Family Scholar House's fifth Louisville-area campus opened in August 2018. This Riverport Scholar House campus is home to 32 single-parent families and 32 foster alumni. All adults are in full-time post-secondary educational programs. Riverport Scholar House is part of the larger intergenerational Riverport Landings Development, under the leadership of the Marian Group and LDG Development.

==Programs==

Family Scholar House serves pre-residential, residential, and post-program single-parents and their children and a smaller group of foster alumni with a comprehensive continuum of care that meets them where they are and empowers them toward their educational, career, and personal goals. All participants have experienced poverty, unstable housing and, most often, domestic violence. Programs and services are responsive to the needs of families and individuals and are provided for all ages.

===Housing===
Family Scholar House participants in need of stable housing may apply for the residential program, which includes housing on one of the four Family Scholar Houses campuses. In accordance with HUD (United States Department of Housing and Urban Development) guidelines, participants are responsible for their portion of their rent based on 30% of their gross annual income and their own utilities. All residential participants receive assistance with budgeting and household management.

===Academic Support Services===
Participants of Family Scholar House are required to be enrolled full-time at the accredited college or university of their choice. The academic advising provided by Family Scholar House helps single parents enroll in college, obtain financial assistance to pay tuition and fees. Other services provided by Family Scholar House include advising students on their class choices, informing them about work-study programs and scholarship opportunities, acquiring school supplies, assisting with financial aid applications, and advocating for them at their respective schools. As participants near graduation, Family Scholar House assists participants with career services including resume writing, mock interviews, and speed networking events.

In addition to providing academic support to single-parent participants, Family Scholar House works with the children of participants in order to truly break the cycle of inter-generational poverty. Residential parents receive assistance with children so that their children may learn and socialize in a safe environment. Family Scholar House also provides academic support services like tutoring and school supplies to its youngest scholars. As of January 2015, 23 children of Family Scholar House participants were pursuing post-secondary education opportunities.

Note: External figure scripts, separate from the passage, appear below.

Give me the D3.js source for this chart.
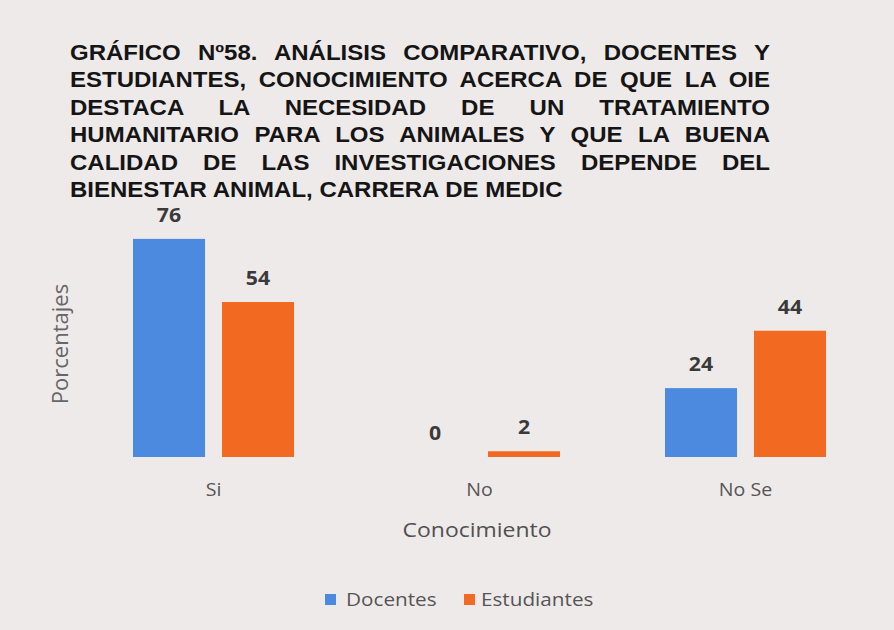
<!DOCTYPE html>
<html>
<head>
<meta charset="utf-8">
<script src="https://cdn.jsdelivr.net/npm/d3@7"></script>
<style>
  body { margin: 0; background: #efeaea; }
  svg { display: block; }
</style>
</head>
<body>
<div id="chart"></div>
<script>
// chart data
var categories = ["Si", "No", "No Se"];
var seriesNames = ["Docentes", "Estudiantes"];
var docentes = [76, 0, 24];
var estudiantes = [54, 2, 44];
var titleLines = [
  "GRÁFICO Nº58. ANÁLISIS COMPARATIVO, DOCENTES Y",
  "ESTUDIANTES, CONOCIMIENTO ACERCA DE QUE LA OIE",
  "DESTACA LA NECESIDAD DE UN TRATAMIENTO",
  "HUMANITARIO PARA LOS ANIMALES Y QUE LA BUENA",
  "CALIDAD DE LAS INVESTIGACIONES DEPENDE DEL",
  "BIENESTAR ANIMAL, CARRERA DE MEDIC"
];

var width = 894, height = 630;
var colors = d3.scaleOrdinal().domain(seriesNames).range(["#4c8ae0", "#f26a22"]);
var labelFont = "'Open Sans', 'Noto Sans', sans-serif";
var stretch = 1.12; // the scanned original is a bit wider than tall

var svg = d3.select("#chart").append("svg")
  .attr("width", width)
  .attr("height", height);

svg.append("rect")
  .attr("width", width).attr("height", height)
  .attr("fill", "#efeaea");

// justified title, last line sets the horizontal scale
var titleLeft = 70, titleRight = 770, lastLineEnd = 563;
var titleTop = 60, lineGap = 27.4;
var title = svg.append("g")
  .attr("font-family", "'Liberation Sans', Arial, sans-serif")
  .attr("font-weight", "bold")
  .attr("font-size", 21.5)
  .attr("fill", "#151515");

var lastText = title.append("text").text(titleLines[titleLines.length - 1]);
var sx = (lastLineEnd - titleLeft) / lastText.node().getComputedTextLength();
lastText.remove();

titleLines.forEach(function(line, i) {
  var t = title.append("text")
    .attr("transform", "translate(" + titleLeft + "," + (titleTop + i * lineGap) + ") scale(" + sx + ",1)")
    .text(line);
  if (i < titleLines.length - 1) {
    var words = line.split(" ");
    var w = t.node().getComputedTextLength();
    var extra = ((titleRight - titleLeft) / sx - w) / (words.length - 1);
    t.attr("word-spacing", extra);
  }
});

// scales
var x0 = d3.scaleBand()
  .domain(categories)
  .range([80.5, 878.5]);

var x1 = d3.scaleBand()
  .domain(seriesNames)
  .range([0, x0.bandwidth()])
  .paddingInner(0.19)
  .paddingOuter(0.59);

var y = d3.scaleLinear()
  .domain([0, 80])
  .range([457, 457 - 80 * 2.87]);

var rows = [];
categories.forEach(function(c, i) {
  rows.push({cat: c, series: "Docentes", value: docentes[i]});
  rows.push({cat: c, series: "Estudiantes", value: estudiantes[i]});
});

function place(x, yy) {
  return "translate(" + x + "," + yy + ") scale(" + stretch + ",1)";
}

// bars
svg.append("g").selectAll("rect")
  .data(rows)
  .enter().append("rect")
    .attr("x", function(d) { return x0(d.cat) + x1(d.series); })
    .attr("y", function(d) { return y(d.value); })
    .attr("width", x1.bandwidth())
    .attr("height", function(d) { return y(0) - y(d.value); })
    .attr("fill", function(d) { return colors(d.series); });

// value labels
svg.append("g").selectAll("text")
  .data(rows)
  .enter().append("text")
    .attr("transform", function(d) {
      return place(x0(d.cat) + x1(d.series) + x1.bandwidth() / 2, y(d.value) - 17);
    })
    .attr("text-anchor", "middle")
    .attr("font-family", labelFont)
    .attr("font-weight", "bold")
    .attr("font-size", 19)
    .attr("fill", "#3a3a3a")
    .text(function(d) { return d.value; });

// category labels
svg.append("g").selectAll("text")
  .data(categories)
  .enter().append("text")
    .attr("transform", function(d) { return place(x0(d) + x0.bandwidth() / 2, 496); })
    .attr("text-anchor", "middle")
    .attr("font-family", labelFont)
    .attr("font-size", 17.5)
    .attr("fill", "#555")
    .text(function(d) { return d; });

// axis titles
svg.append("text")
  .attr("transform", place(477, 537))
  .attr("text-anchor", "middle")
  .attr("font-family", labelFont)
  .attr("font-size", 20.5)
  .attr("fill", "#505050")
  .text("Conocimiento");

svg.append("text")
  .attr("transform", "translate(68,344) rotate(-90)")
  .attr("text-anchor", "middle")
  .attr("font-family", labelFont)
  .attr("font-size", 22)
  .attr("fill", "#666")
  .text("Porcentajes");

// legend
var legend = svg.append("g")
  .attr("font-family", labelFont)
  .attr("font-size", 18.5)
  .attr("fill", "#555");

var legendBox = [325, 464];
var legendText = [346, 481];
seriesNames.forEach(function(s, i) {
  legend.append("rect")
    .attr("x", legendBox[i])
    .attr("y", 594)
    .attr("width", 11)
    .attr("height", 11)
    .attr("fill", colors(s));
  legend.append("text")
    .attr("transform", place(legendText[i], 606))
    .text(s);
});
</script>
</body>
</html>
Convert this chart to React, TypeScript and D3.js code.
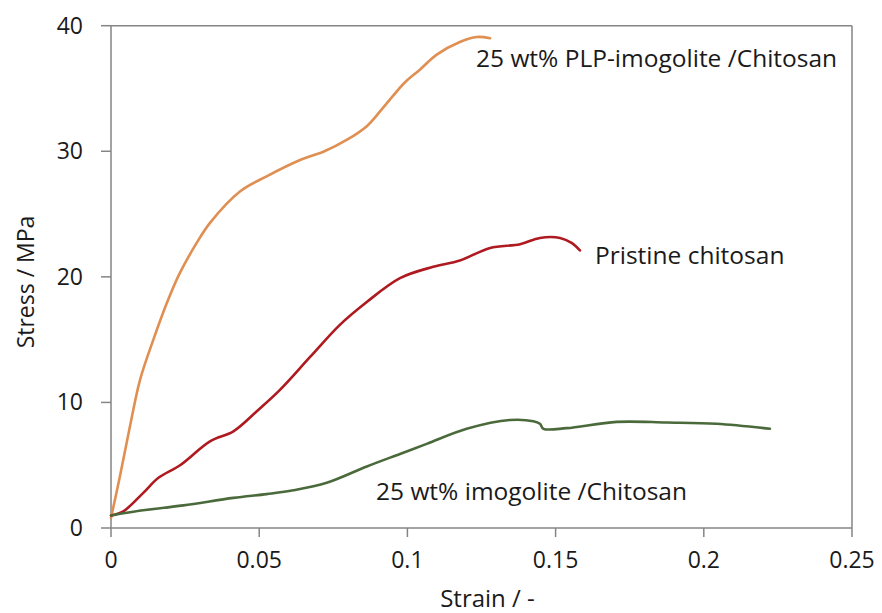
import React from "react";
import * as d3 from "d3";

const xTicks = [0, 0.05, 0.1, 0.15, 0.2, 0.25];
const yTicks = [0, 10, 20, 30, 40];

const plpStrain = [0, 0.003, 0.0064, 0.0098, 0.0143, 0.0188, 0.0230, 0.0289, 0.0334, 0.0435, 0.0525, 0.0638, 0.0720, 0.0795, 0.0863, 0.0919, 0.0992, 0.1042, 0.1099, 0.1177, 0.1234, 0.1279];
const plpStress = [0.8, 4.1, 8.1, 11.8, 15.0, 17.9, 20.2, 22.7, 24.3, 26.8, 28.0, 29.3, 30.0, 30.9, 32.0, 33.5, 35.5, 36.5, 37.7, 38.7, 39.1, 39.0];

const pristineStrain = [0, 0.004, 0.0109, 0.016, 0.0233, 0.0334, 0.0413, 0.0492, 0.057, 0.0671, 0.0773, 0.0863, 0.0975, 0.1087, 0.1177, 0.1279, 0.138, 0.1447, 0.1515, 0.1554, 0.1582];
const pristineStress = [1.0, 1.3, 2.8, 4.0, 5.0, 6.9, 7.7, 9.3, 11.0, 13.6, 16.2, 18.0, 19.9, 20.8, 21.3, 22.3, 22.6, 23.1, 23.1, 22.7, 22.1];

const imoStrain = [0, 0.0075, 0.0244, 0.0413, 0.0525, 0.0615, 0.0728, 0.0863, 0.0975, 0.1065, 0.12, 0.1346, 0.1425, 0.1447, 0.1459, 0.1537, 0.1706, 0.1875, 0.2043, 0.2223];
const imoStress = [1.0, 1.3, 1.8, 2.4, 2.7, 3.0, 3.6, 4.9, 5.9, 6.7, 7.9, 8.6, 8.5, 8.3, 7.9, 7.95, 8.45, 8.4, 8.3, 7.9];

const seriesList = [
  { name: "25 wt% PLP-imogolite /Chitosan", x: plpStrain, y: plpStress, color: "#E08F52", lx: 476, ly: 67 },
  { name: "Pristine chitosan", x: pristineStrain, y: pristineStress, color: "#AE1A20", lx: 595, ly: 264 },
  { name: "25 wt% imogolite /Chitosan", x: imoStrain, y: imoStress, color: "#4B6A3B", lx: 376, ly: 500 },
];

const W = 882;
const H = 613;
const left = 111;
const right = 852;
const top = 25.7;
const bottom = 528;

export default function App() {
  const x = d3.scaleLinear().domain([0, 0.25]).range([left, right]);
  const y = d3.scaleLinear().domain([0, 40]).range([bottom, top]);
  const line = d3
    .line<[number, number]>()
    .x((d) => x(d[0]))
    .y((d) => y(d[1]))
    .curve(d3.curveCatmullRom.alpha(0.5));
  const font = "'Open Sans', sans-serif";
  const axisColor = "#858585";
  return (
    <svg
      width={W}
      height={H}
      style={{ position: "absolute", left: 0, top: 0, background: "#fff" }}
      fontFamily={font}
    >
      <line x1={left} x2={right} y1={top} y2={top} stroke={axisColor} strokeWidth={1.5} />
      <line x1={right} x2={right} y1={top} y2={bottom} stroke={axisColor} strokeWidth={1.5} />
      <line x1={left} x2={left} y1={top} y2={bottom} stroke={axisColor} strokeWidth={1.5} />
      <line x1={left} x2={right} y1={bottom} y2={bottom} stroke={axisColor} strokeWidth={1.5} />
      {yTicks.map((t) => (
        <g key={"y" + t}>
          <line x1={left - 10} x2={left} y1={y(t)} y2={y(t)} stroke={axisColor} strokeWidth={1.5} />
          <text x={83} y={y(t)} dy="0.35em" textAnchor="end" fontSize={23} fill="#1a1a1a">
            {t}
          </text>
        </g>
      ))}
      {xTicks.map((t) => (
        <g key={"x" + t}>
          <line x1={x(t)} x2={x(t)} y1={bottom} y2={bottom + 9} stroke={axisColor} strokeWidth={1.5} />
          <text x={x(t)} y={568} textAnchor="middle" fontSize={23} fill="#1a1a1a">
            {t}
          </text>
        </g>
      ))}
      <text x={(left + right) / 2 + 6} y={607} textAnchor="middle" fontSize={24} fill="#1a1a1a">
        Strain / -
      </text>
      <text
        transform={`translate(34,282) rotate(-90)`}
        textAnchor="middle"
        fontSize={23}
        fill="#1a1a1a"
      >
        Stress / MPa
      </text>
      {seriesList.map((s) => (
        <g key={s.name}>
          <path
            d={line(s.x.map((v, i) => [v, s.y[i]] as [number, number])) || ""}
            fill="none"
            stroke={s.color}
            strokeWidth={2.6}
            strokeLinejoin="round"
            strokeLinecap="round"
          />
          <text x={s.lx} y={s.ly} fontSize={24.5} fill="#1a1a1a">
            {s.name}
          </text>
        </g>
      ))}
    </svg>
  );
}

===Family Support Services===
Family Scholar House provides comprehensive case management in order to assist participants in obtaining needed support services and to address barriers to self-sufficiency. Participants meet regularly with family services advocates for guidance, counseling, parenting, goal-setting and coaching. Family Advocates also provides assistance with meeting basic needs by connecting participants to community resources and navigating benefits.

Family Support Services also provides children's programming, life skills workshops, peer support groups, financial education, nutrition and wellness activities, art therapy and home ownership programs.